** start of MATERIAL PROVIDED **

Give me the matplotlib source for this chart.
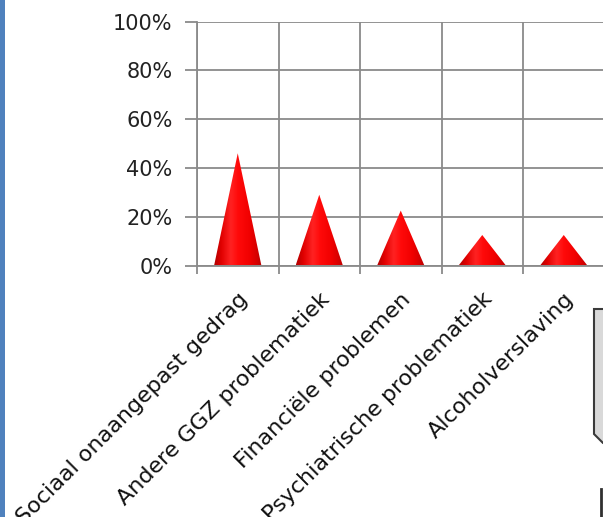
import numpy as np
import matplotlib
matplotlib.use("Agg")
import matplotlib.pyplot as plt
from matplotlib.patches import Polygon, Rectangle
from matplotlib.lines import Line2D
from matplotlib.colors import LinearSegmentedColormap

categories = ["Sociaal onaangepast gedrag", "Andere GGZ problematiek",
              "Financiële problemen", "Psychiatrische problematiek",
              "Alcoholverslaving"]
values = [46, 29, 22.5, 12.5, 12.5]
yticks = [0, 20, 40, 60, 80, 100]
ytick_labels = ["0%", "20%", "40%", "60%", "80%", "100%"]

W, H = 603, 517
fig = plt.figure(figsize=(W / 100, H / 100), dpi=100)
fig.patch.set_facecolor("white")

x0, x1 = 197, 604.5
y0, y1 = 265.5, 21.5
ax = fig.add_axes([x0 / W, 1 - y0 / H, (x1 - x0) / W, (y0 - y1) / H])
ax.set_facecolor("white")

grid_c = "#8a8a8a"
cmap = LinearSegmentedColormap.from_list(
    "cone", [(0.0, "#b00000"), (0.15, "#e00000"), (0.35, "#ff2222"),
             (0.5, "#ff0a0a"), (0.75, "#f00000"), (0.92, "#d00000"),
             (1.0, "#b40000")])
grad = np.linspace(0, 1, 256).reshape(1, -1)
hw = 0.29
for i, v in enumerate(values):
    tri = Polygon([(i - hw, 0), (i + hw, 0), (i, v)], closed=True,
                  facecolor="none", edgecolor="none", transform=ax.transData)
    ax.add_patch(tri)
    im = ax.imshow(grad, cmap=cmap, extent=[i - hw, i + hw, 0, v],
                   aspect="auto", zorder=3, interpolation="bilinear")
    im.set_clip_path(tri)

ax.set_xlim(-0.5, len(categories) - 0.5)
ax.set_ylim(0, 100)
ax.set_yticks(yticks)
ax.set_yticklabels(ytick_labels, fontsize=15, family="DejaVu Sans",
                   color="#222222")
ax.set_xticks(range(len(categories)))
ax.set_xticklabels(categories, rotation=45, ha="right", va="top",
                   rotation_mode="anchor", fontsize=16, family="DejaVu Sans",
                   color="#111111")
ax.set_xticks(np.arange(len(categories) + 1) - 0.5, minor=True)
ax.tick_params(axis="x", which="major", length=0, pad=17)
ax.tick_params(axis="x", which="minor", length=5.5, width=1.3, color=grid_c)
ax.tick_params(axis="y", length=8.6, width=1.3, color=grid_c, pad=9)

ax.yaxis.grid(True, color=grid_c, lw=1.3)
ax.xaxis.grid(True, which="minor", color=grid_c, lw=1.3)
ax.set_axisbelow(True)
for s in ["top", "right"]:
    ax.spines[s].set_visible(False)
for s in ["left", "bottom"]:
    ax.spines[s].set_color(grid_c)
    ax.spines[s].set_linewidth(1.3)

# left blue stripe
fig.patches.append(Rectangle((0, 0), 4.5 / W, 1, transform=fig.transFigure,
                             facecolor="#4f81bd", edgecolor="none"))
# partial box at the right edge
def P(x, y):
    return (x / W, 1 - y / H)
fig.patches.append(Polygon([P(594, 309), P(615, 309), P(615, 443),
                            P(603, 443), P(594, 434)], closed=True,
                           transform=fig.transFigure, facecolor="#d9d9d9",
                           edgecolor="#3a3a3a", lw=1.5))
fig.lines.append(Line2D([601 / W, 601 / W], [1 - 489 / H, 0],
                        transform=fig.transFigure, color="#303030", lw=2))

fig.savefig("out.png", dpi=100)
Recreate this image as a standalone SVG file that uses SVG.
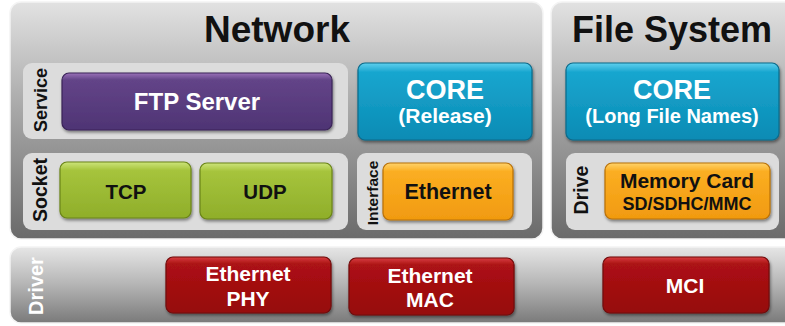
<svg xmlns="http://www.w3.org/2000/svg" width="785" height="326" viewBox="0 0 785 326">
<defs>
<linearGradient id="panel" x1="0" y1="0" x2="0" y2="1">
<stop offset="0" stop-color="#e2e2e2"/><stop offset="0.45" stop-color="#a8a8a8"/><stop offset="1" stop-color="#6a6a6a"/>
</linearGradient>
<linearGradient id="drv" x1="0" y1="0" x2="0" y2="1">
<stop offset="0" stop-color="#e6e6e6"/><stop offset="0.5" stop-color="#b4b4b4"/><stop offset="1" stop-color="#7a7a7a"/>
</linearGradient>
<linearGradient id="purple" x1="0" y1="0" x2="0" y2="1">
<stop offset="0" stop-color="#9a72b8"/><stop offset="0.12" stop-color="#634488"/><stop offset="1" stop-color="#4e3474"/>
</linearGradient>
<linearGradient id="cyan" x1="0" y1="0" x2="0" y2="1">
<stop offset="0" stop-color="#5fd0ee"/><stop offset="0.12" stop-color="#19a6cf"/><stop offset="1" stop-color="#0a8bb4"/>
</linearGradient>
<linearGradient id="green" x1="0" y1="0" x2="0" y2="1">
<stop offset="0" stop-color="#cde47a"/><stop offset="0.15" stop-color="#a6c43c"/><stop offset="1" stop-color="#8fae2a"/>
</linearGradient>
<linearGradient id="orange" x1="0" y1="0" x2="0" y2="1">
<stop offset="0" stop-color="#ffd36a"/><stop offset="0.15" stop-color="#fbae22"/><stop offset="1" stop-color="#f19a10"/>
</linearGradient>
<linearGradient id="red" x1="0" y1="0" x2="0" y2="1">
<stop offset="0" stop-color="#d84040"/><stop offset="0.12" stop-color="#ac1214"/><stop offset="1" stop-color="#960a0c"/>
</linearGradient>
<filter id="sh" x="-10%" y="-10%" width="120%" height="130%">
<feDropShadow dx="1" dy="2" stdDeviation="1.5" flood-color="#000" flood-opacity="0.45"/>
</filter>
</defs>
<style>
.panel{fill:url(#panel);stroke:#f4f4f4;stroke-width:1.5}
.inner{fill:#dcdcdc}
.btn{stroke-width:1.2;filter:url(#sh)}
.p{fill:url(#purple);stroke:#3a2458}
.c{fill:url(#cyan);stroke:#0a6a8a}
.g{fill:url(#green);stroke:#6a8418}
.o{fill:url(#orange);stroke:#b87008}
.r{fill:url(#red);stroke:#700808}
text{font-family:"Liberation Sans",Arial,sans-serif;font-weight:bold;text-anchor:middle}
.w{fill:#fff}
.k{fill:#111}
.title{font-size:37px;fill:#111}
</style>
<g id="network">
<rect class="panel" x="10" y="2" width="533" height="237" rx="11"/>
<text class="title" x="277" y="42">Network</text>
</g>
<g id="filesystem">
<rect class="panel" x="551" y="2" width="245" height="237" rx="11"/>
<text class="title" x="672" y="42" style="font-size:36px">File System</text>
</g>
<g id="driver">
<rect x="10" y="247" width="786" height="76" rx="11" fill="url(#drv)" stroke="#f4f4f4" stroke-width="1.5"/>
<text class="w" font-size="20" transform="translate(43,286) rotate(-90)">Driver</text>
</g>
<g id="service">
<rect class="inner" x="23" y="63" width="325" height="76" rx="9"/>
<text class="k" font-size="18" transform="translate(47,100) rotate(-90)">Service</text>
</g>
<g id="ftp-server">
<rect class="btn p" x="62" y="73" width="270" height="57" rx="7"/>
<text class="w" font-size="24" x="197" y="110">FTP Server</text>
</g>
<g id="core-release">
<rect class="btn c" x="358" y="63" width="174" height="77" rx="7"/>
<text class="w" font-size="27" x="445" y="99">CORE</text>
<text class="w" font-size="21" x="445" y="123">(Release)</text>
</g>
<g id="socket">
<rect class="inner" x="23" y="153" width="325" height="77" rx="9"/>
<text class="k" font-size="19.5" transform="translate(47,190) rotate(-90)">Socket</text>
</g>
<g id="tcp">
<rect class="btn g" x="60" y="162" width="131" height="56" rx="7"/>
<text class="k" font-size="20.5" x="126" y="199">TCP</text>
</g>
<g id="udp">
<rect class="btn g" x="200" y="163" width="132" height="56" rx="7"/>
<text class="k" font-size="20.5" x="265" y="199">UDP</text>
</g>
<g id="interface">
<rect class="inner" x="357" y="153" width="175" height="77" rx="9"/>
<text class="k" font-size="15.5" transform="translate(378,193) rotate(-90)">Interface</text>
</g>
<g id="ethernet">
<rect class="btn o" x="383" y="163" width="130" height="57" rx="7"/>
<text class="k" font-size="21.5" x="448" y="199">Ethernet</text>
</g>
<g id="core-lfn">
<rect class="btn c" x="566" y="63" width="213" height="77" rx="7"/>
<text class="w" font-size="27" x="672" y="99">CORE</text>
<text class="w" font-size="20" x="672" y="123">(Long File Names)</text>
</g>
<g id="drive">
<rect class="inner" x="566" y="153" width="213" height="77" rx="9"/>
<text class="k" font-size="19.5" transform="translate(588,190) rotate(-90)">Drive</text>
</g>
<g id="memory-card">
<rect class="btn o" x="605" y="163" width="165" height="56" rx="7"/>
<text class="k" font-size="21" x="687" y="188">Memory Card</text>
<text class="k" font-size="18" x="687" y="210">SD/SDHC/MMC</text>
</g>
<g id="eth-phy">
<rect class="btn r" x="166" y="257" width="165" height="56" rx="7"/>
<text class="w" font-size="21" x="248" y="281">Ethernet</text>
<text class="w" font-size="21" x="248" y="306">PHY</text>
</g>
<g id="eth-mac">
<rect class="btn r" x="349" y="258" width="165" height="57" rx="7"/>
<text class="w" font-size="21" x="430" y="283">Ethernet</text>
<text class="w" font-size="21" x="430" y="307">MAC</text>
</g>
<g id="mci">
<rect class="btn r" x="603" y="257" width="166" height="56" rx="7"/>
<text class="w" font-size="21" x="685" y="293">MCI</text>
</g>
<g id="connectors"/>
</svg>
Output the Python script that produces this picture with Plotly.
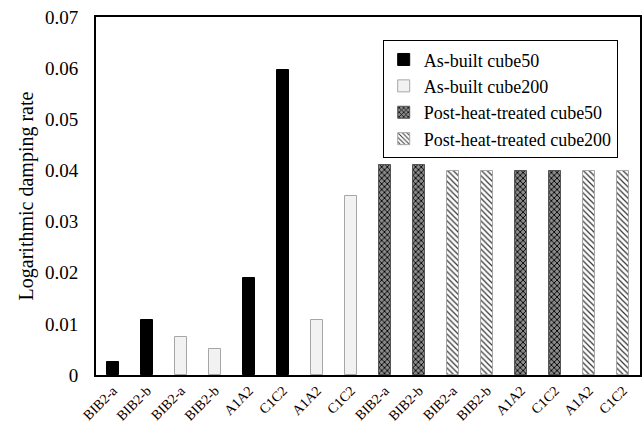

** end of MATERIAL PROVIDED **

• _WHAT TO WORK ON_
Reproduce, word for word, every line from the start of the records down to and including the line with "im.set_clip_path(tri)"; skip the pictures.

• _TASK ANSWER_
Give me the matplotlib source for this chart.
import numpy as np
import matplotlib
matplotlib.use("Agg")
import matplotlib.pyplot as plt
from matplotlib.patches import Polygon, Rectangle
from matplotlib.lines import Line2D
from matplotlib.colors import LinearSegmentedColormap

categories = ["Sociaal onaangepast gedrag", "Andere GGZ problematiek",
              "Financiële problemen", "Psychiatrische problematiek",
              "Alcoholverslaving"]
values = [46, 29, 22.5, 12.5, 12.5]
yticks = [0, 20, 40, 60, 80, 100]
ytick_labels = ["0%", "20%", "40%", "60%", "80%", "100%"]

W, H = 603, 517
fig = plt.figure(figsize=(W / 100, H / 100), dpi=100)
fig.patch.set_facecolor("white")

x0, x1 = 197, 604.5
y0, y1 = 265.5, 21.5
ax = fig.add_axes([x0 / W, 1 - y0 / H, (x1 - x0) / W, (y0 - y1) / H])
ax.set_facecolor("white")

grid_c = "#8a8a8a"
cmap = LinearSegmentedColormap.from_list(
    "cone", [(0.0, "#b00000"), (0.15, "#e00000"), (0.35, "#ff2222"),
             (0.5, "#ff0a0a"), (0.75, "#f00000"), (0.92, "#d00000"),
             (1.0, "#b40000")])
grad = np.linspace(0, 1, 256).reshape(1, -1)
hw = 0.29
for i, v in enumerate(values):
    tri = Polygon([(i - hw, 0), (i + hw, 0), (i, v)], closed=True,
                  facecolor="none", edgecolor="none", transform=ax.transData)
    ax.add_patch(tri)
    im = ax.imshow(grad, cmap=cmap, extent=[i - hw, i + hw, 0, v],
                   aspect="auto", zorder=3, interpolation="bilinear")
    im.set_clip_path(tri)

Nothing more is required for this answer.